I know, I'm 60 years old and I don't understand it either.
My uncle operated a similar Christian home for teen girls. His home was situated on a farm. I have fond memories of riding horses and getting to know some of the girls. I have wondered if he made a lasting impact on their lives. Interestingly enough, my uncle died in an auto accident about the same time Lester Roloff died in a plane crash.
I understand that desire to want to go back. I think of all the godly men I was around when I was young and I am so thankful for their influence. It wasn’t just my father, my grandfathers, and the other men in our family, it was their friends, the men in our small church, our Christian neighbors. I realize now that my childhood was unusual, even for the 60’s and 70’s South.
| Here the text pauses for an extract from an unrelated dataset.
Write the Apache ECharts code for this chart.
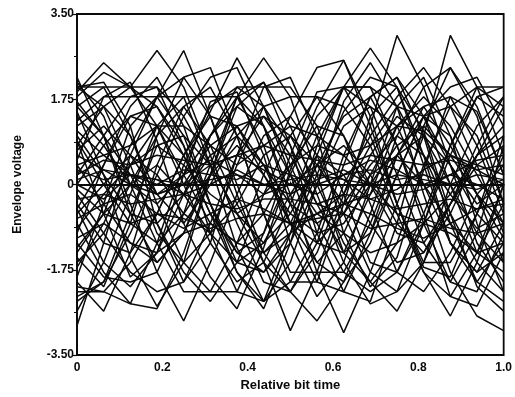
<!DOCTYPE html>
<html>
<head>
<meta charset="utf-8">
<script src="https://cdn.jsdelivr.net/npm/echarts@6/dist/echarts.min.js"></script>
<style>
html,body{margin:0;padding:0;background:#fff;}
#chart{width:515px;height:397px;}
</style>
</head>
<body>
<div id="chart"></div>
<script>
// sample positions (relative bit time)
const sampleTimes = [0, 0.0625, 0.125, 0.1875, 0.25, 0.3125, 0.375, 0.4375, 0.5, 0.5625, 0.625, 0.6875, 0.75, 0.8125, 0.875, 0.9375, 1.0];
// tick labels
const yTicks = [-3.5, -1.75, 0, 1.75, 3.5];
const xTicks = [0, 0.2, 0.4, 0.6, 0.8, 1.0];

// envelope voltage traces
const trace01 = [2.0, 2.1, 1.2, -0.8, -2.0, -1.2, 0.6, 2.0, 2.2, 1.0, -1.0, -2.1, -1.5, 0.3, 1.8, 1.5, 0.2];
const trace02 = [1.9, 2.5, 2.0, 2.0, 0.8, -1.0, -2.2, -2.4, -1.0, 0.8, 2.0, 1.6, 0.2, -1.2, -2.0, -1.0, 0.8];
const trace03 = [1.5, 0.2, -1.5, -2.5, -1.6, 0.2, 1.8, 2.1, 0.8, -1.0, -2.2, -2.4, -0.8, 1.2, 2.4, 1.4, -0.4];
const trace04 = [-2.9, -1.2, 0.6, 1.8, 2.75, 1.4, -0.2, -1.6, -3.0, -1.8, -0.2, 1.2, 3.06, 2.0, 0.4, -1.2, -2.0];
const trace05 = [0.3, 0.1, 0.2, 0.0, 0.3, 0.2, 0.1, 0.4, 0.2, 0.0, 0.2, 0.3, 0.1, 0.2, 0.0, 0.2, 0.1];
const trace06 = [-0.3, -0.2, -0.4, -0.3, -0.2, -0.4, -0.5, -0.3, -0.3, -0.4, -0.2, -0.3, -0.5, -0.4, -0.3, -0.5, -0.4];
const trace07 = [0.9, -0.6, -1.9, -1.4, 0.2, 1.7, 1.9, 0.6, -1.2, -2.3, -1.6, 0.0, 1.6, 2.2, 1.0, -0.8, -2.2];
const trace08 = [-1.5, -2.1, -0.8, 1.0, 2.2, 2.4, 1.0, -0.6, -2.0, -2.0, -0.4, 1.4, 2.0, 1.1, -0.6, -2.1, -2.6];
const trace09 = [-1.9, -0.4, 1.2, 1.8, 1.8, 0.4, -1.3, -2.4, -1.6, 0.0, 1.7, 2.5, 1.6, -0.2, -1.8, -2.7, -3.0];
const trace10 = [0.5, 1.8, 2.1, 0.9, -0.8, -1.9, -2.55, -1.3, 0.3, 1.6, 2.55, 1.4, -0.4, -1.7, -1.9, -0.6, 1.0];
const trace11 = [-0.8, -1.8, -2.45, -1.2, 0.4, 1.5, 2.6, 1.6, 0.2, -1.2, -1.4, -0.2, 1.2, 1.6, 0.8, -0.2, -1.1];
const trace12 = [1.3, 1.8, 1.8, 1.8, 1.0, -0.4, -1.6, -1.8, -1.0, 0.2, 1.5, 2.2, 2.0, 0.6, -1.2, -2.0, -1.2];
const trace13 = [-2.3, -2.0, -0.6, 0.8, 1.0, 0.4, -0.6, -1.2, -0.6, 0.4, 0.8, 0.2, -0.8, -1.4, -0.6, 0.6, 1.6];
const trace14 = [2.0, 1.6, 0.4, -1.0, -1.6, -1.0, 0.4, 1.6, 1.8, 1.8, 1.6, 0.8, -0.6, -1.8, -2.3, -1.4, 0.0];
const trace15 = [-2.1, -2.2, -2.45, -2.55, -1.4, 0.2, 1.6, 2.1, 1.2, -0.2, -1.6, -2.45, -2.2, -0.8, 0.8, 2.0, 2.0];
const trace16 = [0.0, 0.8, 1.4, 1.2, 0.2, -0.8, -1.2, -0.6, 0.4, 1.2, 1.0, 0.0, -1.0, -1.2, -0.4, 0.6, 1.2];
const trace17 = [1.0, 0.2, -0.6, -0.8, -0.2, 0.6, 1.0, 0.4, -0.4, -0.8, -0.4, 0.4, 1.0, 0.6, -0.2, -0.9, -0.6];
const trace18 = [-1.0, 0.4, 1.6, 2.2, 1.2, -0.4, -1.8, -2.55, -1.2, 0.6, 2.0, 2.0, 0.8, -0.6, -2.3, -2.5, -1.4];
const trace19 = [1.7, 1.0, -0.4, -1.8, -2.8, -1.6, -0.2, 1.0, 1.4, 0.6, -0.6, -1.8, -2.2, -1.6, -0.4, 0.8, 1.8];
const trace20 = [-0.5, -1.6, -2.1, -1.4, -0.2, 1.0, 1.8, 1.2, -0.2, -1.8, -3.04, -1.8, -0.4, 1.0, 3.06, 2.0, 0.6];
const trace21 = [0.2, 0.5, 0.4, 0.6, 0.5, 0.4, 0.6, 0.8, 0.6, 0.5, 0.4, 0.6, 0.5, 0.4, 0.5, 0.3, 0.4];
const trace22 = [-0.1, -0.6, -0.8, -0.6, -0.7, -0.9, -0.7, -0.6, -0.8, -0.7, -0.6, -0.9, -0.8, -0.7, -0.9, -1.0, -0.8];
const trace23 = [2.1, 1.4, 0.0, -1.2, -2.2, -2.2, -2.2, -1.0, 0.6, 1.9, 2.0, 1.0, -0.4, -1.6, -1.6, -0.6, 0.6];
const trace24 = [-1.2, -1.9, -2.0, -1.8, -0.6, 1.0, 2.0, 2.0, 2.0, 1.2, -0.2, -1.6, -1.8, -0.8, 0.6, 1.8, 2.0];
const trace25 = [1.6, 2.0, 1.0, -0.2, -0.8, 0.0, 1.0, 1.6, 0.8, -0.4, -1.4, -1.0, 0.2, 1.4, 2.0, 2.2, 1.2];
const trace26 = [-1.7, -0.8, 0.4, 1.2, 0.6, -0.6, -1.8, -2.4, -2.0, -1.0, 0.6, 1.8, 2.2, 1.4, 0.0, -1.4, -1.8];
const trace27 = [0.7, 1.2, 0.6, -0.2, 0.0, 0.8, 1.2, 0.4, -0.8, -1.6, -1.0, 0.2, 0.6, 0.0, -0.8, -1.4, -0.4];
const trace28 = [-0.6, 0.0, 0.6, 0.2, -0.6, -1.0, -0.4, 0.6, 1.0, 0.4, -0.4, -0.2, 0.6, 1.0, 0.4, -0.6, -1.2];
const trace29 = [1.2, 1.6, 2.0, 2.75, 2.0, 0.6, -0.8, -2.0, -2.2, -1.2, 0.4, 1.8, 2.2, 1.0, -0.8, -2.0, -2.4];
const trace30 = [-2.6, -1.6, -0.2, 1.2, 1.8, 1.8, 1.8, 0.8, -0.8, -2.0, -2.2, -1.0, 0.6, 1.6, 1.8, 0.8, -0.6];
const trace31 = [0.4, -0.4, -1.2, -1.6, -1.0, 0.2, 1.2, 1.4, 0.6, -0.4, -0.6, 0.2, 1.2, 1.8, 1.2, 0.2, -0.8];
const trace32 = [-0.4, -1.2, -1.4, -0.6, 0.6, 1.4, 1.2, 0.2, -0.8, -1.2, -0.6, 0.6, 1.4, 1.0, 0.0, -1.0, -1.6];
const trace33 = [1.8, 2.3, 2.0, 1.2, 0.0, -1.2, -2.0, -1.6, -0.4, 1.0, 2.0, 2.8, 2.0, 0.4, -1.2, -1.8, -0.8];
const trace34 = [-1.4, -0.6, 0.8, 1.8, 2.2, 1.4, 0.0, -1.4, -2.2, -2.8, -2.0, -0.6, 1.0, 2.0, 2.4, 1.6, 0.2];
const trace35 = [0.0, -0.3, 0.2, 0.1, -0.2, 0.0, 0.3, 0.0, -0.2, 0.1, 0.3, 0.0, -0.2, -0.1, 0.2, 0.0, -0.3];
const trace36 = [0.6, 0.3, 0.0, -0.2, 0.2, 0.5, 0.2, -0.2, 0.0, 0.4, 0.1, -0.3, -0.1, 0.3, 0.6, 0.3, 0.0];
const trace37 = [-2.0, -2.6, -1.4, 0.4, 1.6, 2.0, 1.0, -0.6, -1.8, -1.8, -1.8, -0.8, 0.6, 1.4, 1.0, -0.2, -1.6];
const trace38 = [1.1, 0.6, 0.8, 1.2, 1.2, 0.8, 0.4, 0.8, 1.2, 1.0, 0.6, 0.8, 1.2, 1.1, 0.6, 0.4, 0.8];
const trace39 = [-1.1, -0.8, -1.2, -1.4, -1.0, -0.8, -1.2, -1.4, -1.0, -0.6, -1.0, -1.4, -1.2, -0.8, -1.0, -1.4, -1.2];
const trace40 = [2.2, 1.0, -0.6, -1.6, -1.0, 0.4, 1.8, 2.6, 1.8, 0.2, -1.4, -2.0, -1.2, 0.4, 1.6, 1.0, -0.4];
const trace41 = [-2.4, -2.0, -1.0, 0.2, 1.4, 2.2, 2.4, 1.2, -0.4, -1.6, -2.0, -1.2, 0.2, 1.4, 1.6, 2.0, 1.6];
const trace42 = [0.8, 1.6, 1.0, -0.4, -1.6, -2.2, -1.2, 0.2, 1.4, 2.4, 2.55, 1.2, -0.4, -1.8, -2.7, -1.6, 0.0];
const trace43 = [0.2, 1.0, 1.8, 2.0, 1.4, 0.4, -0.6, -1.6, -2.2, -1.4, 0.0, 1.0, 1.8, 2.4, 1.6, 0.4, -1.0];
const trace44 = [-0.2, -1.0, -1.8, -2.2, -2.0, -0.8, 0.6, 1.4, 1.0, 0.0, -1.2, -2.0, -2.6, -1.6, 0.0, 1.2, 1.8];
const trace45 = [1.4, 0.8, 0.0, -0.4, 0.2, 1.0, 1.6, 1.2, 0.2, -0.6, -0.2, 0.8, 1.6, 1.4, 0.4, -0.4, 0.0];
const trace46 = [-1.3, -0.6, 0.0, 0.4, -0.2, -1.0, -1.6, -1.2, -0.2, 0.6, 0.2, -0.8, -1.6, -1.4, -0.4, 0.4, 0.2];
const trace47 = [0.1, 0.3, 0.2, 0.1, 0.0, 0.1, 0.2, 0.0, 0.1, 0.2, 0.1, 0.0, 0.2, 0.1, 0.0, -0.1, 0.1];
const trace48 = [-0.5, 0.4, 1.4, 1.6, 0.8, -0.4, -1.4, -1.8, -1.2, 0.0, 1.2, 1.6, 1.2, 0.0, -1.2, -1.8, -1.4];
const trace49 = [2.0, 2.0, 2.0, 1.6, 0.6, -0.6, -1.4, -1.0, 0.2, 1.4, 2.0, 2.0, 1.6, 0.6, -0.6, -1.6, -2.2];
const trace50 = [-2.2, -2.2, -1.6, -0.6, 0.6, 1.6, 2.0, 1.6, 0.4, -0.8, -1.8, -2.2, -1.8, -0.6, 0.8, 1.8, 1.4];
const trace51 = [0.9, 0.0, -0.8, -1.2, -0.6, 0.2, 0.8, 0.2, -0.6, -1.0, -0.8, 0.0, 0.8, 1.2, 0.6, -0.2, -0.8];
const trace52 = [-0.9, -0.2, 0.4, 0.8, 0.4, -0.2, -0.6, -0.2, 0.4, 0.8, 0.6, 0.0, -0.6, -0.8, -0.2, 0.6, 1.0];
const trace53 = [1.6, 1.0, 0.2, -0.8, -1.8, -2.4, -1.6, -0.2, 1.0, 1.8, 1.0, -0.4, -1.8, -2.2, -1.4, -0.2, 0.4];
const trace54 = [-1.6, -1.0, 0.0, 1.0, 1.6, 0.8, -0.4, -1.4, -0.8, 0.4, 1.4, 1.8, 0.8, -0.8, -2.0, -2.2, -1.0];
const trace55 = [0.4, 0.6, 0.2, -0.2, 0.0, 0.4, 0.6, 0.3, 0.0, -0.2, 0.2, 0.5, 0.3, 0.0, 0.2, 0.5, 0.6];
const trace56 = [-0.7, -0.4, -0.2, -0.6, -0.9, -0.6, -0.3, -0.5, -0.8, -0.6, -0.4, -0.6, -0.9, -1.1, -0.8, -0.5, -0.3];

const traces = [trace01, trace02, trace03, trace04, trace05, trace06, trace07, trace08, trace09, trace10,
  trace11, trace12, trace13, trace14, trace15, trace16, trace17, trace18, trace19, trace20,
  trace21, trace22, trace23, trace24, trace25, trace26, trace27, trace28, trace29, trace30,
  trace31, trace32, trace33, trace34, trace35, trace36, trace37, trace38, trace39, trace40,
  trace41, trace42, trace43, trace44, trace45, trace46, trace47, trace48, trace49, trace50,
  trace51, trace52, trace53, trace54, trace55, trace56];

const chart = echarts.init(document.getElementById('chart'), null, {renderer: 'canvas'});
const fontFam = '"Liberation Sans", Arial, sans-serif';

const series = traces.map((t, i) => ({
  type: 'line',
  name: 'trace' + (i + 1),
  data: t.map((v, k) => [sampleTimes[k], v]),
  showSymbol: false,
  symbol: 'none',
  silent: true,
  lineStyle: {color: '#0a0a0a', width: 1.5},
  clip: true,
  z: 2
}));

chart.setOption({
  animation: false,
  backgroundColor: '#fff',
  grid: {left: 77, right: 11, top: 14, bottom: 42, show: true, borderColor: '#0a0a0a', borderWidth: 1.8, backgroundColor: 'transparent'},
  xAxis: {
    type: 'value', min: 0, max: 1, interval: 0.2,
    name: 'Relative bit time', nameLocation: 'middle', nameGap: 20,
    nameTextStyle: {color: '#0a0a0a', fontFamily: fontFam, fontSize: 13, fontWeight: 'bold'},
    axisLine: {show: true, lineStyle: {color: '#0a0a0a', width: 1.8}},
    axisTick: {show: true, inside: true, length: 4, lineStyle: {color: '#0a0a0a', width: 1.2}},
    minorTick: {show: true, splitNumber: 2, length: 3, lineStyle: {color: '#0a0a0a'}},
    splitLine: {show: false},
    axisLabel: {color: '#0a0a0a', fontFamily: fontFam, fontSize: 12, fontWeight: 'bold', margin: 7,
      formatter: v => (v === 0 ? '0' : v.toFixed(1))}
  },
  yAxis: {
    type: 'value', min: -3.5, max: 3.5, interval: 1.75,
    name: 'Envelope voltage', nameLocation: 'middle', nameGap: 53,
    nameTextStyle: {color: '#0a0a0a', fontFamily: fontFam, fontSize: 12, fontWeight: 'bold'},
    axisLine: {show: true, lineStyle: {color: '#0a0a0a', width: 1.8}},
    axisTick: {show: true, inside: false, length: 5, lineStyle: {color: '#0a0a0a', width: 1.2}},
    minorTick: {show: true, splitNumber: 2, length: 3, lineStyle: {color: '#0a0a0a'}},
    splitLine: {show: false},
    axisLabel: {color: '#0a0a0a', fontFamily: fontFam, fontSize: 12, fontWeight: 'bold', margin: 3,
      formatter: v => (v === 0 ? '0' : v.toFixed(2))}
  },
  series: series
});
</script>
</body>
</html>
It was strict, and it put me a year behind academically (and I was an honor student), but it gave something much more important, something I can never lose and never want to lose-a firm foundation in Scripture and Godly living—we used to memorise chapter after chapter, and we read the entire Bible through, aloud and individually, over and over. Brother Roloff was a good man, and had a core of principles grounded in Scripture from which he would not be moved, but he was compassionate, and not in the weak, unreliable way which today passes for “compassion”. I remember learning later that he denounced his alma mater, Baylor, for awarding Truman, who cussed, and that was a big thing in those days. More’s the pity that it’s not now.
I also learned to love cottage cheese and Vidalia onion sandwiches with sea salt, on home-made bread :)
It’s becoming apparent to me that it’s soon going to be unwise to claim membership in any of those old “denominations” that we grew up in back then.
I also got over my fear of swimming there-if you couldn’t swim, you had to march back-and-forth across the shallow end. That was boring, so I said that I could swim, and jumped ff the diving board. I swam! LOL!
I agree with you. After a lifetime in the Southern Baptist Church, for the sake of my children I moved my family to a small independent reformed Baptist church. We actively work with similar congregations around the country to take the gospel around the globe, but we have no formal affiliation with any group. By the way, I no longer claim to be a Republican either.
What a blessing!
That’s what I am-independent fundamentalist baptist, and I also no longer claim to a Republican-I’m too far to the right for them these days.
It was, though it took me some growing up to appreciate it fully.
Throw out a few more books of the Bible, that'll make it easier to pretend that non-Catholics haven't rationalized then accepted whatever sin society demands they accept.